The woodland has come under considerable human pressure in recent years. However, it still contains representative samples of two NVC types showing good regeneration of the major trees and shrub species, and is an important reservoir for wildlife. 

The complete Ecological Survey, including lists of plants, animals etc. of Buck Wood, can be accessed here.

The National Vegetation Classification

The ecological survey of the Wood categorised all the different areas of the woodland according to the National Vegetation Classification scheme.  This is the system of identifying and documenting the vegetation of all natural, semi-natural and major artificial habitats in Great Britain, excluding Northern Ireland.  It uses a standard description of meticulously classified vegetation types, and has been widely employed since the 1970s.

The National Vegetation Classification is based on one fundamental idea:  that areas of vegetation should be chosen which are uniform in composition and structure.

How NVC surveys are carried out

To use the NVC system at any given site, the survey procedure is as follows:

1.  An initial walk-over survey is carried out to identify, by eye, stands or areas of the same vegetation, e.g., of woodland, grassland etc., where various ‘indicator’ species occur regularly throughout the stand.
2. Having identified such an area of vegetation, random quadrats (square frames) are thrown in order to record and document the plant species occurring within each quadrat. The size of quadrat used varies with the type of vegetation
3. Within each quadrat, each plant species identified is recorded using a special ‘Domin’ scale as a measure of the frequency with which it is found. 
4. The NVC system includes a computer program in which all the thousands of national samples taken during the NVC Project have been stored and analysed. The sample data from the survey are fed into the program and compared with the 33,000 national samples to arrive at a ‘best fit’ or ‘best match’ to the appropriate plant community. 
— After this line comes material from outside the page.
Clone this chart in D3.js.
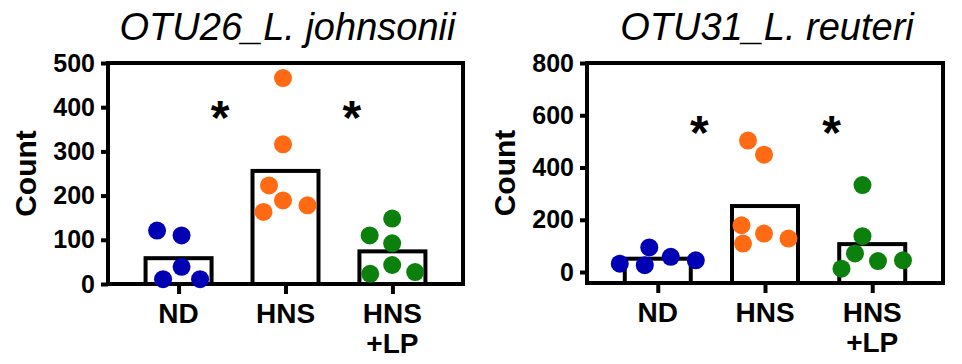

National Vegetation Communities

The major vegetation communities in the NVC system are given code letters, such as W for Woodland, H for Heaths, S for Swamps, and amongst various types of grasslands, MG for Mesotrophic or Neutral Grasslands.
Within each group are further subcommunities, which are numbered.

The results for Buck Wood show that there are two dominant types of Woodland,  W10 and W16.  These are both types of mixed deciduous woodland with different species of oak featuring strongly – but the ground cover is also different in the two communities, so they are distinguishable by their grass or flowering plants.  Some parts of the Wood are a mosaic of the two types.

The fields within Buck Wood are all classified as MG6, which is Mesotrophic or Neutral Grassland, further classed as being ‘semi-improved’.  This is one of the most common categories of grassland, associated with the fields having been used as pastures and meadows, both in the past and at present.

Some sections of Buck Wood cannot be surveyed by the NVC system because there is or has been too much interference by man. This includes the plateau where the bike track now is, which was formed by tipping when the railway tunnels were being excavated, and the swathe of flat land adjacent to the bridle path above the canal which is regularly clear cut because of the power lines and pylons above it.